Talvez eu tenha chegado lá, a esse lugar silencioso, onde a humanidade nos une. Ouso pensá-lo e sinto-me feliz. Foi por momentos desses que há muitos anos, aos dezoito - na vossa precisa idade - me fiz professora. Primeira geração feminina que trabalha fora de casa, na minha família, foi bom sair para vos encontrar. Que o futuro vos abrace e acarinhe nestes tempos inóspitos.


Cuidadosamente
Aqui vos instalo, onde tantas vezes a música acontece. Vocês são, hoje, a melodia que dialoga com a imortalidade e cura os poetas desse excesso de sensibilidade que se acomoda sob o olhar da exigência e do rigor. São árduos os dias, mas deixem-me falar-vos da ternura que, ainda, nos habita - velhos herdeiros da colina de Ares...




Não vos esquecerei. OBRIGADA!


Ana




Post scriptum: desculpem as fotos ao meu telemóvel.

quarta-feira, 13 de junho de 2012

Fogueiras

Rosmaninho (google)
Filhos da charneca
não marcham
correm no passado
arriscam-se
faiscam
no descampado.

alecrim (google)


Filhos da charneca
respiram o acre
transpiram
corroem a memória
na velha fogueira
arriscam-se
pelo prado.

Mato (google)


Mesclam o mato
ensaiam o desacato
na eira acesa em fila
saltam 
cantam
encantam
quando se perfila
o fumo da festa
infesta.
                                                                     [...]

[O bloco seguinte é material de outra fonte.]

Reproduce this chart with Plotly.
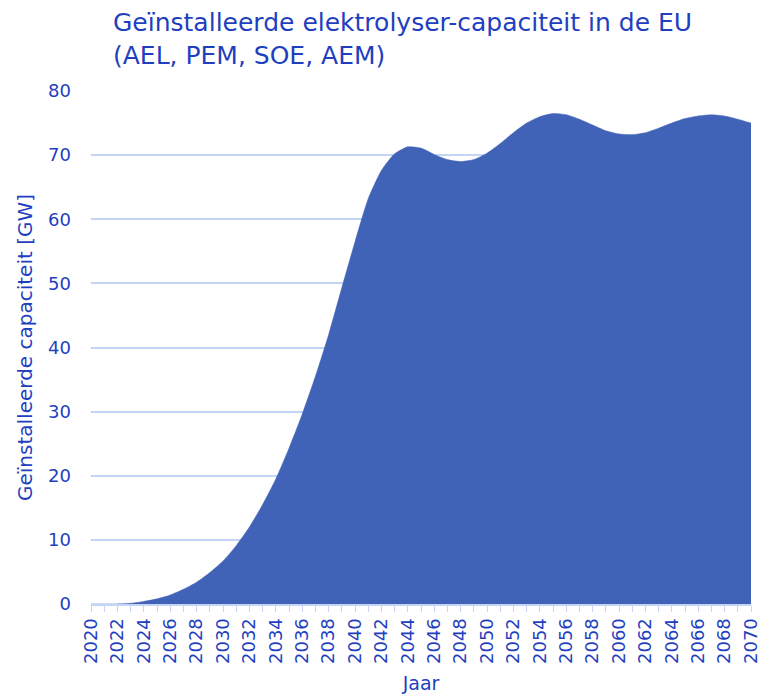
"""Geïnstalleerde elektrolyser-capaciteit in de EU — area chart."""

import plotly.graph_objects as go

# ── data ──────────────────────────────────────────────────────────────────────
years = list(range(2020, 2071))
capacity_gw = [
    0.0, 0.0, 0.0, 0.1, 0.4, 0.8, 1.4, 2.3, 3.4, 4.9,          # 2020-2029
    6.7, 9.1, 12.0, 15.5, 19.5, 24.3, 29.6, 35.5, 42.0, 49.3,  # 2030-2039
    56.5, 63.2, 67.6, 70.2, 71.3, 71.1, 70.1, 69.3, 69.0, 69.3,  # 2040-2049
    70.3, 71.8, 73.5, 75.0, 76.0, 76.5, 76.3, 75.6, 74.7, 73.8,  # 2050-2059
    73.3, 73.2, 73.5, 74.2, 75.0, 75.7, 76.1, 76.3, 76.1, 75.6,  # 2060-2069
    75.0,                                                        # 2070
]
y_ticks = [0, 10, 20, 30, 40, 50, 60, 70, 80]
x_ticks = list(range(2020, 2071, 2))

# ── palette ───────────────────────────────────────────────────────────────────
_FILL = "#4063b8"
_TEXT = "#1f3fbf"
_GRID = "#c3d4f7"
_FONT = "'DejaVu Sans', Verdana, sans-serif"

fig = go.Figure(go.Scatter(
    x=years, y=capacity_gw,
    mode="lines",
    line=dict(color=_FILL, width=0.5, shape="spline", smoothing=0.6),
    fill="tozeroy", fillcolor=_FILL,
    showlegend=False,
    hoverinfo="x+y",
))

fig.update_layout(
    width=761, height=695,
    paper_bgcolor="white", plot_bgcolor="white",
    font=dict(family=_FONT, color=_TEXT, size=18),
    title=dict(
        text="Geïnstalleerde elektrolyser-capaciteit in de EU<br>(AEL, PEM, SOE, AEM)",
        x=0, xref="paper", xanchor="left",
        y=0.955, yref="container", yanchor="top",
        pad=dict(l=22),
        font=dict(family=_FONT, color=_TEXT, size=25),
    ),
    margin=dict(l=91, r=10, t=91, b=91),
    xaxis=dict(
        range=[2020, 2070],
        automargin=False,
        tickmode="array", tickvals=x_ticks, ticktext=[str(v) for v in x_ticks],
        tickangle=-90,
        ticks="outside", ticklen=6, tickcolor=_GRID, tickwidth=1,
        minor=dict(dtick=1, tick0=2020, ticks="outside", ticklen=6,
                   tickcolor=_GRID, tickwidth=1),
        ticklabelstandoff=-1,
        showgrid=False, zeroline=False,
        showline=True, linecolor=_GRID, linewidth=2,
        tickfont=dict(size=18, color=_TEXT),
        title=dict(text="Jaar", font=dict(size=19, color=_TEXT), standoff=14),
    ),
    yaxis=dict(
        range=[0, 80],
        automargin=False,
        tickmode="array", tickvals=y_ticks,
        showgrid=True, gridcolor=_GRID, gridwidth=2,
        zeroline=False, showline=False,
        ticks="", ticklabelstandoff=19,
        tickfont=dict(size=18, color=_TEXT),
        title=dict(text="Geïnstalleerde capaciteit [GW]",
                   font=dict(size=20, color=_TEXT), standoff=10),
    ),
)

# page has a default 8px body margin; drop it so the figure sits at 0,0
fig.write_html(
    "out.html",
    config={"displayModeBar": False},
    post_script="document.body.style.margin = '0';",
)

Amanhã a fonte jorrará água límpida e o muro caiado brilhará com raminhos de flores agrestes. Namorados ajudarão raparigas trigueiras a erguerem bilhas de barro.
Que lhes importa se hoje nasceu Pessoa, a minha prima aqui ao lado e se Santo António - que nunca o terá sido - escreveu longos sermões e se desfez em relíquia na longínqua Itália?

Pádua - José Alves


Portugal é o lugar de muitas ausências.


Ana



domingo, 10 de junho de 2012

Portugal - 10 de Junho

Merello







Convosco, não, traidores!
Que poeta decente poderia
Acompanhar-vos um segundo apenas?
À quente romaria do futuro
Não vão homens obesos e cansados.
Vão rapazes alegres,
Moças bonitas,
Trovadores,
E também os eternos desgraçados,
Revoltados
E sonhadores.


Miguel Torga, Cântico do Homem


sábado, 2 de junho de 2012

Fluir do tempo


Serra de Marvão, Rua.Direita.com


Afloram rochas de um tempo remoto e cerejeiras inesperadas espreitam das quintas anichadas em curvas repentinas. É um território inóspito por onde se espraia a solidão. No alto, a vila é uma ravina muralhada contra invasores de antanho.
O calor intenso não aquece, queima. Talvez a trovoada rasgue, de surpresa, o horizonte. Então, o meu medo será manifesto. Até lá, contida, falarei calmamente das aves e dos sonhos, do cheiro forte do arvoredo e daquelas casinhas com escadas embutidas no rochedo vivo.
Uma fina angústia esconde-se nos confins deste país perdido, parado na mudança sucessiva. Para onde rumaram os que por aqui caçavam, os que vieram dos areais do sul e lutaram por este chão? Para onde rumaram os pastores e os corpos enérgicos dos juncavam de searas este chão?
Quem te disse que a minha terra alentejana era um horizonte raso com uma árvore sozinha a feri-lo? 
Aqui, a violência da solidão cristalizou-se na pedra e a vida agónica não se instala no Além. Esta mestiçagem de sangues tornou-nos descrentes e lúcidos como o destino mortal dos homens. A ruína do tempo instala-se, inglória, como um entardecer sem Primavera.